Failed to detect node reboot when the Kubernetes VM worker node had a fast reboot
We're working with KMM Operator on a VM based kubernetes cluster, hitting an issue regarding the handling of node reboot.
We know currently KMM supports handling node reboot scenario, when the node got reboot its status condition changed: Ready -> NotReady -> Ready. The NMC reconciler would do unload the kmod then load the kmod again based on the Node status and its ready last transition timestamp. https://github.com/kubernetes-sigs/kernel-module-management/blob/9c4a309da7dc214a59c7cbf48bae88758227aade/internal/node/node.go#L88
However, as for the reboot of the VM worker node, we found that the reboot could be pretty fast. The result is that the k8s cluster may not claim the node becomes NotReady during the fast reboot. After rebooting KMM won't try to load the kernel module to the rebooted VM node.
Digging further into how the cluster determined the Node status to be Ready/NotReady, it is based on the communication between kubelet and the controller manager generally. The controller manager has a grace period to determine whether a node is ready or not.
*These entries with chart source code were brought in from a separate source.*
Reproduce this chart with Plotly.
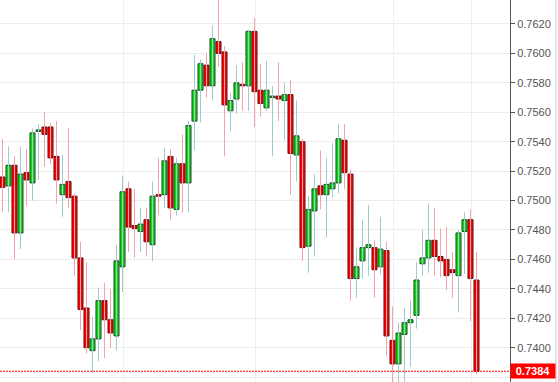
import plotly.graph_objects as go

# ---- data ----
opens = [0.7516, 0.7510, 0.7524, 0.7478, 0.7519, 0.7512, 0.7547, 0.7550, 0.7550, 0.7530,
         0.7504, 0.7513, 0.7503, 0.7461, 0.7427, 0.7398, 0.7406, 0.7432, 0.7419, 0.7408,
         0.7455, 0.7508, 0.7483, 0.7479, 0.7487, 0.7470, 0.7504, 0.7504, 0.7530, 0.7494,
         0.7525, 0.7512, 0.7554, 0.7575, 0.7592, 0.7578, 0.7608, 0.7601, 0.7561, 0.7569,
         0.7579, 0.7578, 0.7615, 0.7575, 0.7563, 0.7570, 0.7571, 0.7568, 0.7572, 0.7531,
         0.7540, 0.7469, 0.7493, 0.7510, 0.7504, 0.7508, 0.7512, 0.7541, 0.7518, 0.7447,
         0.7459, 0.7468, 0.7468, 0.7455, 0.7466, 0.7405, 0.7389, 0.7409, 0.7417, 0.7422,
         0.7457, 0.7461, 0.7473, 0.7462, 0.7460, 0.7453, 0.7449, 0.7479, 0.7487, 0.7446]
highs = [0.7542, 0.7537, 0.7530, 0.7537, 0.7535, 0.7549, 0.7552, 0.7560, 0.7553, 0.7554,
         0.7531, 0.7549, 0.7505, 0.7472, 0.7458, 0.7421, 0.7441, 0.7444, 0.7440, 0.7470,
         0.7517, 0.7513, 0.7508, 0.7495, 0.7495, 0.7513, 0.7529, 0.7536, 0.7535, 0.7529,
         0.7545, 0.7554, 0.7599, 0.7596, 0.7600, 0.7619, 0.7640, 0.7605, 0.7573, 0.7592,
         0.7594, 0.7616, 0.7624, 0.7593, 0.7595, 0.7578, 0.7594, 0.7580, 0.7582, 0.7568,
         0.7542, 0.7503, 0.7518, 0.7534, 0.7529, 0.7539, 0.7552, 0.7552, 0.7521, 0.7468,
         0.7487, 0.7497, 0.7473, 0.7489, 0.7472, 0.7428, 0.7417, 0.7427, 0.7432, 0.7458,
         0.7480, 0.7498, 0.7495, 0.7481, 0.7482, 0.7465, 0.7480, 0.7492, 0.7494, 0.7465]
lows = [0.7492, 0.7492, 0.7460, 0.7467, 0.7496, 0.7500, 0.7514, 0.7523, 0.7525, 0.7498,
        0.7489, 0.7495, 0.7449, 0.7412, 0.7396, 0.7383, 0.7391, 0.7393, 0.7400, 0.7398,
        0.7438, 0.7465, 0.7461, 0.7465, 0.7462, 0.7459, 0.7490, 0.7495, 0.7487, 0.7490,
        0.7492, 0.7492, 0.7534, 0.7553, 0.7570, 0.7568, 0.7591, 0.7530, 0.7547, 0.7559,
        0.7561, 0.7561, 0.7550, 0.7557, 0.7561, 0.7530, 0.7554, 0.7541, 0.7504, 0.7513,
        0.7459, 0.7451, 0.7462, 0.7494, 0.7475, 0.7502, 0.7505, 0.7508, 0.7432, 0.7434,
        0.7447, 0.7449, 0.7434, 0.7450, 0.7394, 0.7370, 0.7370, 0.7370, 0.7387, 0.7413,
        0.7449, 0.7451, 0.7449, 0.7448, 0.7439, 0.7434, 0.7424, 0.7450, 0.7418, 0.7382]
closes = [0.7509, 0.7524, 0.7478, 0.7518, 0.7514, 0.7546, 0.7548, 0.7545, 0.7529, 0.7514,
          0.7511, 0.7502, 0.7461, 0.7426, 0.7400, 0.7406, 0.7432, 0.7419, 0.7410, 0.7459,
          0.7506, 0.7482, 0.7481, 0.7484, 0.7472, 0.7503, 0.7503, 0.7527, 0.7495, 0.7525,
          0.7512, 0.7551, 0.7575, 0.7593, 0.7578, 0.7610, 0.7600, 0.7565, 0.7568, 0.7580,
          0.7578, 0.7615, 0.7574, 0.7566, 0.7575, 0.7571, 0.7569, 0.7572, 0.7532, 0.7544,
          0.7468, 0.7494, 0.7508, 0.7504, 0.7511, 0.7512, 0.7542, 0.7519, 0.7447, 0.7455,
          0.7468, 0.7470, 0.7453, 0.7467, 0.7408, 0.7389, 0.7410, 0.7417, 0.7419, 0.7446,
          0.7461, 0.7473, 0.7462, 0.7459, 0.7449, 0.7451, 0.7478, 0.7487, 0.7447, 0.7384]
periods = list(range(len(closes)))
y_ticks = [0.7380, 0.7400, 0.7420, 0.7440, 0.7460, 0.7480, 0.7500, 0.7520,
           0.7540, 0.7560, 0.7580, 0.7600, 0.7620]
period_grid = [20.17, 42.17, 65.1, 78.17]

UP_FILL, UP_LINE, UP_WICK = "#0fd60f", "#1f4a2c", "#9ecbcd"
DN_FILL, DN_LINE, DN_WICK = "#ff0000", "#5e1616", "#f5a2aa"

fig = go.Figure()

is_up = [c >= o for o, c in zip(opens, closes)]

# wicks
for up, col in ((True, UP_WICK), (False, DN_WICK)):
    xs, ys = [], []
    for i, l, h, u in zip(periods, lows, highs, is_up):
        if u == up:
            xs += [i, i, None]
            ys += [l, h, None]
    fig.add_trace(go.Scatter(x=xs, y=ys, mode="lines", line=dict(color=col, width=1),
                             hoverinfo="skip", showlegend=False))

# bodies
fig.add_trace(go.Bar(
    x=periods,
    base=[min(o, c) for o, c in zip(opens, closes)],
    y=[abs(c - o) for o, c in zip(opens, closes)],
    width=0.84,
    marker=dict(color=[UP_FILL if u else DN_FILL for u in is_up],
                line=dict(color=[UP_LINE if u else DN_LINE for u in is_up], width=1)),
    hoverinfo="skip", showlegend=False))

last = closes[-1]
fig.add_shape(type="line", xref="paper", x0=0, x1=1, yref="y", y0=last, y1=last,
              line=dict(color="#ff0000", width=1, dash="2px,1px"))
fig.add_shape(type="line", xref="paper", x0=1.0902, x1=1.0902, yref="paper", y0=0, y1=1,
              line=dict(color="#e4e4ea", width=2))
fig.add_annotation(x=1, xref="paper", xanchor="left", y=last, yref="y", yanchor="middle",
                   text="<b>%.4f</b>" % last, showarrow=False, bgcolor="#ff0000",
                   font=dict(color="white", size=11, family="Liberation Sans, Arial"),
                   width=44, height=14, borderpad=0, align="center")

fig.update_layout(
    width=558, height=382, margin=dict(l=0, r=48, t=0, b=0),
    paper_bgcolor="white", plot_bgcolor="white",
    xaxis=dict(range=[-0.4167, 84.583], tickvals=period_grid, showticklabels=False,
               showgrid=True, gridcolor="#efefef", gridwidth=1, zeroline=False,
               showline=False, ticks="", fixedrange=True),
    yaxis=dict(side="right", range=[0.73767, 0.76363], tickvals=y_ticks, tickformat=".4f",
               ticks="outside", ticklen=4, tickcolor="#555555", showline=True,
               linecolor="#555555", linewidth=1, gridcolor="#ececec", gridwidth=1,
               zeroline=False, tickfont=dict(size=11, color="#555555",
                                             family="Liberation Sans, Arial"),
               fixedrange=True),
)

fig.write_html("out.html", config={"displayModeBar": False},
               post_script="document.body.style.margin='0';document.body.style.overflow='hidden';")
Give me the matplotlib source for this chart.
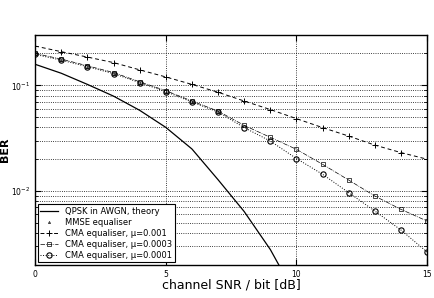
import matplotlib
matplotlib.use("Agg")
import matplotlib.pyplot as plt
import numpy as np

# valores
snr_theory = [0, 1, 2, 3, 4, 5, 6, 7, 8, 9, 10]
ber_theory = [0.158, 0.13, 0.102, 0.079, 0.058, 0.040, 0.025, 0.0128, 0.0064, 0.0028, 0.0010]

snr = list(range(16))
ber_cma_1e3 = [0.235, 0.208, 0.185, 0.164, 0.140, 0.120, 0.102, 0.086, 0.071, 0.059,
               0.0484, 0.0398, 0.0331, 0.0272, 0.0231, 0.020]
ber_cma_3e4 = [0.200, 0.177, 0.153, 0.132, 0.108, 0.089, 0.071, 0.057, 0.0418, 0.0322,
               0.0248, 0.0179, 0.0127, 0.00897, 0.00671, 0.0052]
ber_cma_1e4 = [0.196, 0.173, 0.150, 0.129, 0.106, 0.0871, 0.0695, 0.0559, 0.0398, 0.0297,
               0.0203, 0.0144, 0.00966, 0.00647, 0.00428, 0.00265]
snr_mmse = [0, 1, 2, 3, 4, 5, 6, 7]
ber_mmse = [0.196, 0.173, 0.150, 0.129, 0.106, 0.0871, 0.0695, 0.0559]

fig = plt.figure(figsize=(4.34, 2.98), dpi=100)
ax = fig.add_axes([0.081, 0.111, 0.903, 0.772])

ax.semilogy(snr_theory, ber_theory, "k-", lw=0.9, label="QPSK in AWGN, theory")
ax.semilogy(snr_mmse, ber_mmse, "k^", ms=1.5, mfc="none", mew=0.5, label="MMSE equaliser")
ax.semilogy(snr, ber_cma_1e3, "k--+", lw=0.7, ms=4, mew=0.7, dashes=(4, 3),
            label="CMA equaliser, \u03bc=0.001")
ax.semilogy(snr, ber_cma_3e4, "k-.s", lw=0.5, ms=3, mfc="none", mew=0.5,
            label="CMA equaliser, \u03bc=0.0003")
ax.semilogy(snr, ber_cma_1e4, "k:o", lw=0.7, ms=3.8, mfc="none", mew=0.8,
            label="CMA equaliser, \u03bc=0.0001")

ax.set_xlim(0, 15)
ax.set_ylim(2e-3, 0.3)
ax.set_xticks([0, 5, 10, 15])
ax.set_yticks([1e-2, 1e-1])
ax.set_yticklabels(["$10^{-2}$", "$10^{-1}$"])
ax.grid(True, which="major", ls=":", color="k", lw=0.6)
ax.grid(True, which="minor", axis="y", ls=":", color="k", lw=0.6)
ax.tick_params(which="both", direction="in", top=True, right=True, labelsize=5.5)
ax.tick_params(which="major", length=4)
ax.tick_params(which="minor", length=2)
for s in ax.spines.values():
    s.set_linewidth(1.0)

ax.set_xlabel("channel SNR / bit [dB]", fontsize=9, labelpad=0)
ax.set_ylabel("BER", fontsize=8, fontweight="bold")
ax.yaxis.set_label_coords(-0.063, 0.5)
leg = ax.legend(loc="lower left", fontsize=6, frameon=True, fancybox=False,
                edgecolor="k", framealpha=1, borderpad=0.3, labelspacing=0.25,
                handlelength=2.2, borderaxespad=0.3)
leg.get_frame().set_linewidth(0.8)

plt.savefig("out.png", dpi=100)
plt.close()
Normally the reboot recovery time is longer than the grace period so that the node can be claimed as NotReady during reboot. However, for the fast-rebooted VM, the cluster won't claim the node is NotReady during/after the reboot.
One of the workaround is to fine-tuning the duration / grace-period of the cluster's controller (e.g. for vanilla k8s --node-monitor-grace-period duration Default: 50s OpenShift cluster has similar parameters to fine-tune https://docs.redhat.com/en/documentation/openshift_container_platform/4.10/html/nodes/working-with-nodes#nodes-nodes-viewing-[…]_nodes-nodes-viewing) Different customers may have various configs on the cluster level, tuning the parameters is not a good approach.
Now we hit a use case where detecting the node reboot solely depending on the node Ready condition is not enough, we're proposing to also detecting the node reboot happened or not, by additionally checking the Node bootID field from Node status. After each reboot the node bootID will change, which is a more solid and promising way to determine whether a node has been rebooted or not.
Please take a look and think about the idea is good or not.